ECLI:NL:HR:2022:1087
Hoge Raad
- Cassatie
- Rechtspraak.nl
Cassatie over BPM en bewijslastverdeling bij registratie van personenauto's
In deze zaak heeft de Hoge Raad op 15 juli 2022 uitspraak gedaan in een cassatieprocedure over de belasting van personenauto's en motorrijwielen (BPM). De belanghebbende, [X] B.V., had beroep in cassatie ingesteld tegen een uitspraak van het Gerechtshof Arnhem-Leeuwarden.
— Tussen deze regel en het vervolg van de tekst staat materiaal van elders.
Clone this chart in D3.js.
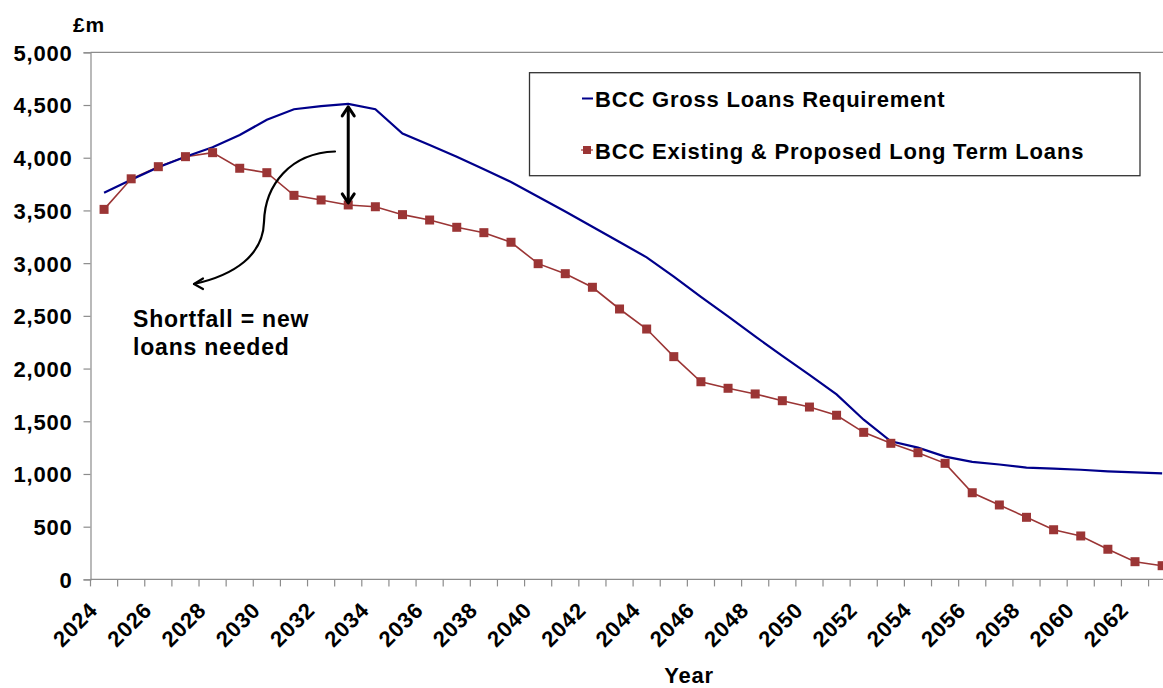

De zaak betrof de vraag of de belanghebbende recht had op een verdere vermindering van de BPM, die zij had voldaan bij de registratie van twee gebruikte personenauto's uit andere lidstaten. De belanghebbende stelde dat de Inspecteur moest bewijzen dat de auto’s op het moment van registratie niet ouder waren dan de door haar opgegeven leeftijd. Het Hof oordeelde echter dat de belastingplichtige zelf verantwoordelijk is voor het aanleveren van bewijsstukken en dat de Inspecteur niet verplicht is om gegevens uit basisregistraties te verzamelen die niet aan hem zijn verstrekt. De Hoge Raad bevestigde dit oordeel en oordeelde dat de heffing van BPM niet in strijd is met het Unierecht, ook niet wanneer deze moet worden voldaan voordat het belastbare feit van registratie heeft plaatsgevonden. De Hoge Raad verklaarde het beroep in cassatie ongegrond en legde de proceskosten voor deze procedure niet op aan de Staatssecretaris van Financiën.